# START OF Collected data
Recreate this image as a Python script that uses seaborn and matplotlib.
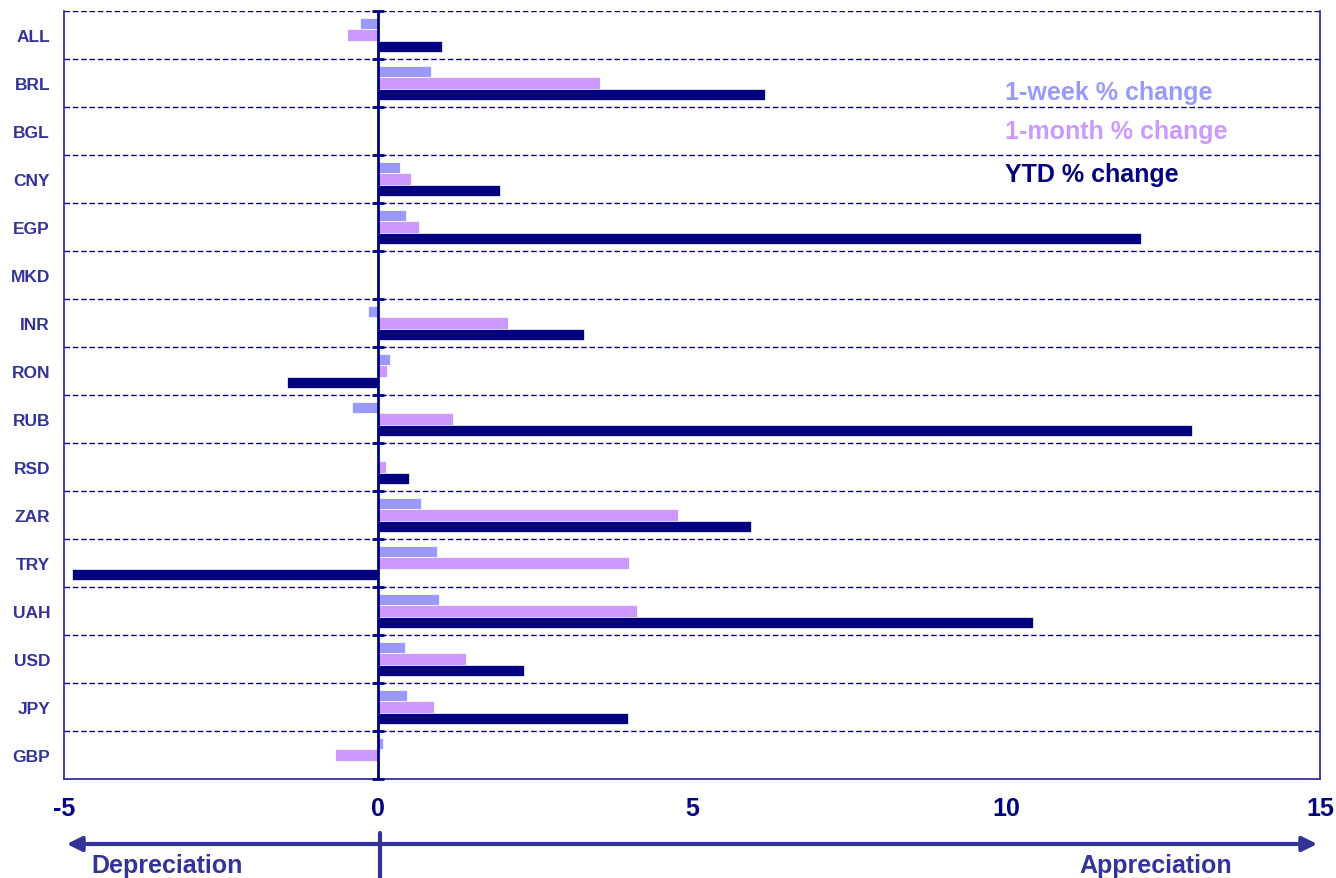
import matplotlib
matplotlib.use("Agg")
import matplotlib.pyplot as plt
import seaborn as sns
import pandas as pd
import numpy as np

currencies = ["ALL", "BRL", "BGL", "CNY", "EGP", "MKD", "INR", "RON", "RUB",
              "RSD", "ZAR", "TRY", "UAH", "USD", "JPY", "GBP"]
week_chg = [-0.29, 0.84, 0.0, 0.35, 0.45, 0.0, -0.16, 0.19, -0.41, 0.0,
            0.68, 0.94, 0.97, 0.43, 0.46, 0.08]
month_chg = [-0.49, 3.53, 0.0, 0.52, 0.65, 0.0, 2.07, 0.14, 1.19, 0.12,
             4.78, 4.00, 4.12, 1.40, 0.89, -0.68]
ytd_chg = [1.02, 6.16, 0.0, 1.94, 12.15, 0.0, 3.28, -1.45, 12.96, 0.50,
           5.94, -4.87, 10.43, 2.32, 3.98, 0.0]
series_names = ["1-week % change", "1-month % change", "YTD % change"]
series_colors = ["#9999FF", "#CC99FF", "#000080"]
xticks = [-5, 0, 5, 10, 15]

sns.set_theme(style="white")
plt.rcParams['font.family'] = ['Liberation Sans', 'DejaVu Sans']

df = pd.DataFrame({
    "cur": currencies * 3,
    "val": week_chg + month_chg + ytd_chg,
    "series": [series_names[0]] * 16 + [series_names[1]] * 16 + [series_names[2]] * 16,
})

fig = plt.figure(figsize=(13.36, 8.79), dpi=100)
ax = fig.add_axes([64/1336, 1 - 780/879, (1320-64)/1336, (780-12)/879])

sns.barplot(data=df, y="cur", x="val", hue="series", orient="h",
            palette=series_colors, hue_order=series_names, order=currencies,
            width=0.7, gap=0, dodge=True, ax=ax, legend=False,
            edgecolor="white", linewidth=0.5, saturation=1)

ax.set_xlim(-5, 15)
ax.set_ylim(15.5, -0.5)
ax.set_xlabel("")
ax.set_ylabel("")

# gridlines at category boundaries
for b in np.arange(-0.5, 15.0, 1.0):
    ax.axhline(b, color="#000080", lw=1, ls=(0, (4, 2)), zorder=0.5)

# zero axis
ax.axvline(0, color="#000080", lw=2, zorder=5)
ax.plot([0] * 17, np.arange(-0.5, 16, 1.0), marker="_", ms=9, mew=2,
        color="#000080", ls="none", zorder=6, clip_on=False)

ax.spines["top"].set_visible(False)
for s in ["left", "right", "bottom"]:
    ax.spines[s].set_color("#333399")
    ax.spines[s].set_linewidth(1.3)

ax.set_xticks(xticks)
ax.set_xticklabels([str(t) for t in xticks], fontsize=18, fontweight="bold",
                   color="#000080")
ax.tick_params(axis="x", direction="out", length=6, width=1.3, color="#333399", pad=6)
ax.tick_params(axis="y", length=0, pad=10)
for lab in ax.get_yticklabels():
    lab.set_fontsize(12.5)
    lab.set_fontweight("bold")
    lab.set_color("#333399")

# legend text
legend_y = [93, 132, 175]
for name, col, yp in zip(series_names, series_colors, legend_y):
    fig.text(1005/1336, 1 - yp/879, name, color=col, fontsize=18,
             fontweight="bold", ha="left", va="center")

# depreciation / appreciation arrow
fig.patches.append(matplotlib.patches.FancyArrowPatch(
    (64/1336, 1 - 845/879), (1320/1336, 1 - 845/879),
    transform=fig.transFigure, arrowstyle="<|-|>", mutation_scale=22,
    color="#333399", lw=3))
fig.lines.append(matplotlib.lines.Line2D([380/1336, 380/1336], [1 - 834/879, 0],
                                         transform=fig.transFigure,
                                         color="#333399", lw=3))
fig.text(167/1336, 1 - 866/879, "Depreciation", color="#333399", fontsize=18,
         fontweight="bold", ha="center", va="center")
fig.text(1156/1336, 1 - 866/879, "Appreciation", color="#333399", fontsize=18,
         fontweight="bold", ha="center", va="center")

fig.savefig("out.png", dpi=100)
# END OF Collected data
### What to work on
Each line that holds the word "seaborn" is to be copied.

### Task response
Recreate this image as a Python script that uses seaborn and matplotlib.
import seaborn as sns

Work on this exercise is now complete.